Sensors within an autonomous car have to take over the responsibilities of the human perception: Observation and evaluation of the current traffic situation as well as detection of
road users and objects that potentially interact with the trajectory of the car itself. The sensors in the car however sense the environment continuously and in all viewing directions.
This causes huge amounts of raw data which require an intelligent classification of the relevant data, comprising the classification of the objects as well as the detection and
mitigation of interference signals.
To answer these questions, a hardware accelerator for binary Bayesian neural networks (BBNNs) the project SAHaRA will be developed. Deep neural networks (NNs) are the most
successful machine learning algorithms as of today and over the last years deliver the best classification results for different problems in the literature.
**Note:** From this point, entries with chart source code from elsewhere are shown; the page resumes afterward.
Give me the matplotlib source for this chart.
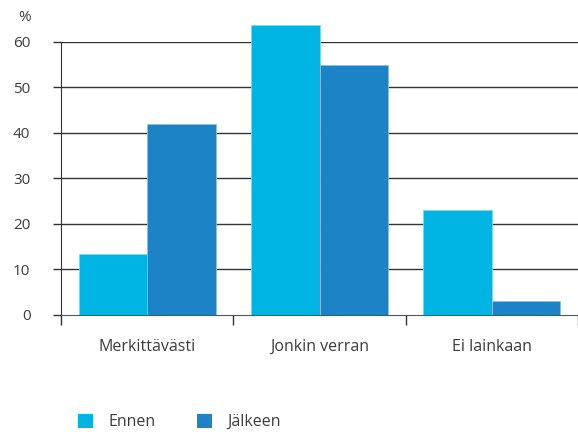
import numpy as np
import matplotlib
matplotlib.use("Agg")
import matplotlib.pyplot as plt
from matplotlib.patches import Patch

# data
categories = ["Merkittävästi", "Jonkin verran", "Ei lainkaan"]
series_names = ["Ennen", "Jälkeen"]
ennen = [13.3, 63.6, 23.0]
jalkeen = [41.9, 54.8, 3.0]
yticks = [0, 10, 20, 30, 40, 50, 60]

colors = ["#00b5e3", "#1b83c6"]
edges = ["#7fd6f0", "#8cc0e2"]
text_col = "#3c3c3c"
font = "Open Sans"

fig = plt.figure(figsize=(5.78, 4.32), dpi=100)
ax = fig.add_axes([61.3 / 578, 117 / 432, (577.7 - 61.3) / 578, (315 - 41.67) / 432])

x = np.arange(len(categories))
w = 0.4
for i, (vals, c, ec) in enumerate(zip([ennen, jalkeen], colors, edges)):
    ax.bar(x - w / 2 + i * w, vals, width=w, color=c, edgecolor=ec, linewidth=0.6,
           zorder=3, clip_on=False)

ax.set_xlim(-0.5, 2.5)
ax.set_ylim(0, 60)

# gridlines at 10..60
ax.set_yticks(yticks)
ax.set_yticklabels([str(t) for t in yticks], fontsize=11, color=text_col, family=font)
for t in yticks[1:]:
    ax.axhline(t, color="#333333", lw=1.0, zorder=1)
ax.tick_params(axis="y", direction="out", length=6, width=1.0, color="#333333", pad=16.2)

# category boundaries as ticks, labels at centres
ax.set_xticks([-0.5, 0.5, 1.5, 2.5])
ax.set_xticklabels([])
ax.tick_params(axis="x", which="major", direction="out", length=7, width=1.0, color="#333333")
ax.set_xticks(x, minor=True)
ax.set_xticklabels(categories, minor=True, fontsize=11.5, color=text_col, family=font)
ax.tick_params(axis="x", which="minor", length=0, pad=17)

for s in ["top", "right"]:
    ax.spines[s].set_visible(False)
ax.spines["left"].set_color("#333333")
ax.spines["bottom"].set_color("#555555")
ax.spines["bottom"].set_zorder(4)

fig.text(25 / 578, 1 - 17.5 / 432, "%", ha="center", va="center", fontsize=11,
         color=text_col, family=font)

handles = [Patch(facecolor=c, edgecolor="none") for c in colors]
fig.legend(handles, series_names, loc="center left", bbox_to_anchor=(78.3 / 578, 10 / 432),
           ncol=2, frameon=False, prop={"family": font, "size": 11.5},
           handlelength=0.94, handleheight=0.94, handletextpad=0.94, columnspacing=2.6,
           borderpad=0, borderaxespad=0, labelcolor=text_col)

fig.savefig("out.png", dpi=100)
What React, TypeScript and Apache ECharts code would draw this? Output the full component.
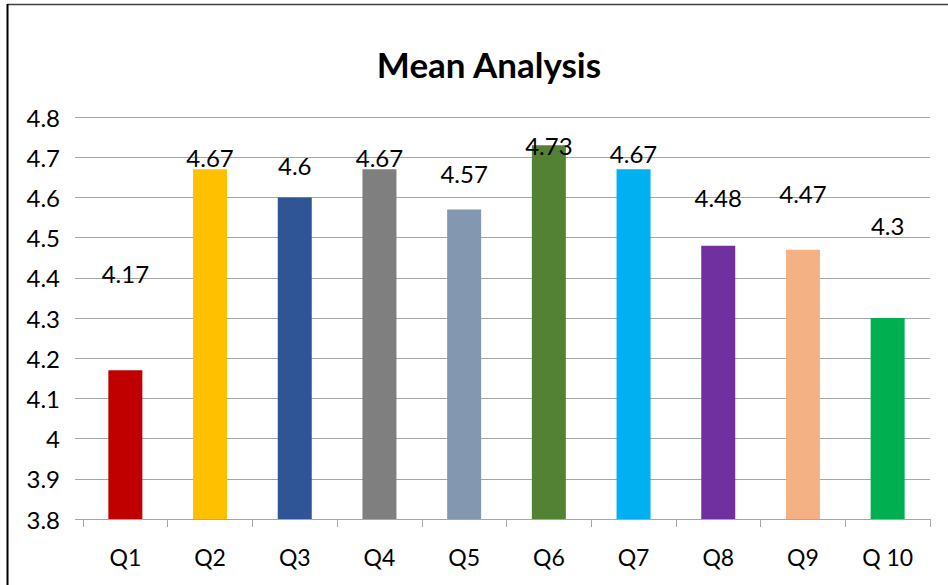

Within SAHaRA, the advantages of BBNNs with respect to conventional deep NNs shall be investigated and shown with the application of autonomous driving. To this end, the
developed accelerator will be integrated in a smart radar sensor, which is a sensor with integrated intelligent signal processing. The following shall be shown within SAHaRA:
- BBNNs can be implemented in hardware highly efficiently with respect to computational and energy consumption requirements.
- By employing Bayesian learning algorithms, BBNNs are able to deliver statistical uncertainties about the classification results. This can potentially improve a robust data fusion in the car significantly.
- BBNNs within a radar sensor allow for a detection of relevant data directly in the sensor. This relaxes requirements on the central processing unit in the car and optimizes the partitioning of the computations as well as the energy efficiency.
The theoretical questions about the required architecture and the learning algorithms of the BBNNs will be enabled by data acquired within the ALP.Lab testing region.